What you need to do:
Give every line of the data again, unchanged, but with no pictures.

Data excerpt:
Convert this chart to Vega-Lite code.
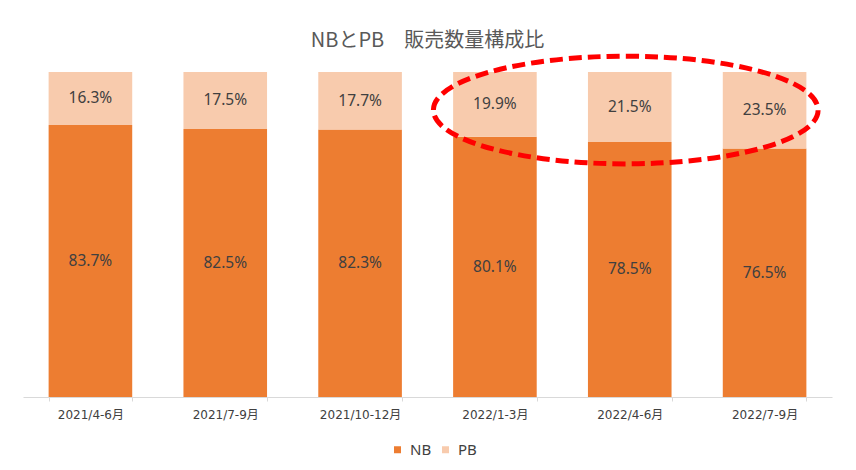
{
  "$schema": "https://vega.github.io/schema/vega-lite/v6.json",
  "width": 809,
  "height": 325,
  "autosize": {"type": "none"},
  "padding": {"left": 23, "top": 72, "right": 24, "bottom": 73},
  "background": "#ffffff",
  "title": {
    "text": "NBとPB　販売数量構成比",
    "font": "Noto Sans CJK JP",
    "fontSize": 20,
    "fontWeight": "normal",
    "color": "#595959",
    "anchor": "middle",
    "offset": 20,
    "dy": 25
  },
  "datasets": {
    "shares": [
      {"period": "2021/4-6月", "type": "NB", "share": 0.837},
      {"period": "2021/4-6月", "type": "PB", "share": 0.163},
      {"period": "2021/7-9月", "type": "NB", "share": 0.825},
      {"period": "2021/7-9月", "type": "PB", "share": 0.175},
      {"period": "2021/10-12月", "type": "NB", "share": 0.823},
      {"period": "2021/10-12月", "type": "PB", "share": 0.177},
      {"period": "2022/1-3月", "type": "NB", "share": 0.801},
      {"period": "2022/1-3月", "type": "PB", "share": 0.199},
      {"period": "2022/4-6月", "type": "NB", "share": 0.785},
      {"period": "2022/4-6月", "type": "PB", "share": 0.215},
      {"period": "2022/7-9月", "type": "NB", "share": 0.765},
      {"period": "2022/7-9月", "type": "PB", "share": 0.235}
    ],
    "highlight": [
      {"period": "2022/4-6月", "level": 0.883}
    ]
  },
  "encoding": {
    "x": {
      "field": "period",
      "type": "nominal",
      "sort": ["2021/4-6月", "2021/7-9月", "2021/10-12月", "2022/1-3月", "2022/4-6月", "2022/7-9月"],
      "scale": {"paddingInner": 0.38, "paddingOuter": 0.19},
      "axis": {
        "title": null,
        "labelAngle": 0,
        "labelFont": "DejaVu Sans, Noto Sans CJK JP",
        "labelFontSize": 12,
        "labelColor": "#404040",
        "labelPadding": 8,
        "domainColor": "#D9D9D9",
        "tickColor": "#D9D9D9",
        "tickSize": 4,
        "tickBand": "extent",
        "grid": false
      }
    }
  },
  "layer": [
    {
      "data": {"name": "shares"},
      "mark": {"type": "bar"},
      "encoding": {
        "y": {
          "field": "share",
          "type": "quantitative",
          "stack": "zero",
          "scale": {"domain": [0, 1], "nice": false},
          "axis": null
        },
        "order": {"field": "type", "type": "nominal", "sort": "ascending"},
        "color": {
          "field": "type",
          "type": "nominal",
          "scale": {"domain": ["NB", "PB"], "range": ["#ED7D31", "#F8CBAD"]},
          "legend": {
            "title": null,
            "orient": "none",
            "legendX": 367,
            "legendY": 370,
            "direction": "horizontal",
            "symbolType": "square",
            "symbolSize": 49,
            "labelFont": "Noto Sans",
            "labelFontSize": 15,
            "labelColor": "#404040",
            "labelOffset": 5,
            "columnPadding": 6
          }
        }
      }
    },
    {
      "data": {"name": "shares"},
      "transform": [
        {"stack": "share", "groupby": ["period"], "sort": [{"field": "type", "order": "ascending"}], "as": ["s0", "s1"]},
        {"calculate": "(datum.s0 + datum.s1) / 2", "as": "mid"}
      ],
      "mark": {"type": "text", "font": "Noto Sans", "fontSize": 15.5, "color": "#404040"},
      "encoding": {
        "y": {"field": "mid", "type": "quantitative"},
        "text": {"field": "share", "type": "quantitative", "format": ".1%"}
      }
    },
    {
      "data": {"name": "highlight"},
      "mark": {
        "type": "point",
        "shape": "M-1,0A1,0.28 0 1,1 1,0A1,0.28 0 1,1 -1,0Z",
        "size": 148000,
        "xOffset": -4,
        "filled": false,
        "stroke": "#FF0000",
        "strokeWidth": 5,
        "strokeDash": [13, 6],
        "opacity": 1
      },
      "encoding": {
        "y": {"field": "level", "type": "quantitative"}
      }
    }
  ],
  "config": {
    "view": {"stroke": null}
  }
}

Full answer:
Convert this chart to Vega-Lite code.
{
  "$schema": "https://vega.github.io/schema/vega-lite/v6.json",
  "width": 809,
  "height": 325,
  "autosize": {"type": "none"},
  "padding": {"left": 23, "top": 72, "right": 24, "bottom": 73},
  "background": "#ffffff",
  "title": {
    "text": "NBとPB　販売数量構成比",
    "font": "Noto Sans CJK JP",
    "fontSize": 20,
    "fontWeight": "normal",
    "color": "#595959",
    "anchor": "middle",
    "offset": 20,
    "dy": 25
  },
  "datasets": {
    "shares": [
      {"period": "2021/4-6月", "type": "NB", "share": 0.837},
      {"period": "2021/4-6月", "type": "PB", "share": 0.163},
      {"period": "2021/7-9月", "type": "NB", "share": 0.825},
      {"period": "2021/7-9月", "type": "PB", "share": 0.175},
      {"period": "2021/10-12月", "type": "NB", "share": 0.823},
      {"period": "2021/10-12月", "type": "PB", "share": 0.177},
      {"period": "2022/1-3月", "type": "NB", "share": 0.801},
      {"period": "2022/1-3月", "type": "PB", "share": 0.199},
      {"period": "2022/4-6月", "type": "NB", "share": 0.785},
      {"period": "2022/4-6月", "type": "PB", "share": 0.215},
      {"period": "2022/7-9月", "type": "NB", "share": 0.765},
      {"period": "2022/7-9月", "type": "PB", "share": 0.235}
    ],
    "highlight": [
      {"period": "2022/4-6月", "level": 0.883}
    ]
  },
  "encoding": {
    "x": {
      "field": "period",
      "type": "nominal",
      "sort": ["2021/4-6月", "2021/7-9月", "2021/10-12月", "2022/1-3月", "2022/4-6月", "2022/7-9月"],
      "scale": {"paddingInner": 0.38, "paddingOuter": 0.19},
      "axis": {
        "title": null,
        "labelAngle": 0,
        "labelFont": "DejaVu Sans, Noto Sans CJK JP",
        "labelFontSize": 12,
        "labelColor": "#404040",
        "labelPadding": 8,
        "domainColor": "#D9D9D9",
        "tickColor": "#D9D9D9",
        "tickSize": 4,
        "tickBand": "extent",
        "grid": false
      }
    }
  },
  "layer": [
    {
      "data": {"name": "shares"},
      "mark": {"type": "bar"},
      "encoding": {
        "y": {
          "field": "share",
          "type": "quantitative",
          "stack": "zero",
          "scale": {"domain": [0, 1], "nice": false},
          "axis": null
        },
        "order": {"field": "type", "type": "nominal", "sort": "ascending"},
        "color": {
          "field": "type",
          "type": "nominal",
          "scale": {"domain": ["NB", "PB"], "range": ["#ED7D31", "#F8CBAD"]},
          "legend": {
            "title": null,
            "orient": "none",
            "legendX": 367,
            "legendY": 370,
            "direction": "horizontal",
            "symbolType": "square",
            "symbolSize": 49,
            "labelFont": "Noto Sans",
            "labelFontSize": 15,
            "labelColor": "#404040",
            "labelOffset": 5,
            "columnPadding": 6
          }
        }
      }
    },
    {
      "data": {"name": "shares"},
      "transform": [
        {"stack": "share", "groupby": ["period"], "sort": [{"field": "type", "order": "ascending"}], "as": ["s0", "s1"]},
        {"calculate": "(datum.s0 + datum.s1) / 2", "as": "mid"}
      ],
      "mark": {"type": "text", "font": "Noto Sans", "fontSize": 15.5, "color": "#404040"},
      "encoding": {
        "y": {"field": "mid", "type": "quantitative"},
        "text": {"field": "share", "type": "quantitative", "format": ".1%"}
      }
    },
    {
      "data": {"name": "highlight"},
      "mark": {
        "type": "point",
        "shape": "M-1,0A1,0.28 0 1,1 1,0A1,0.28 0 1,1 -1,0Z",
        "size": 148000,
        "xOffset": -4,
        "filled": false,
        "stroke": "#FF0000",
        "strokeWidth": 5,
        "strokeDash": [13, 6],
        "opacity": 1
      },
      "encoding": {
        "y": {"field": "level", "type": "quantitative"}
      }
    }
  ],
  "config": {
    "view": {"stroke": null}
  }
}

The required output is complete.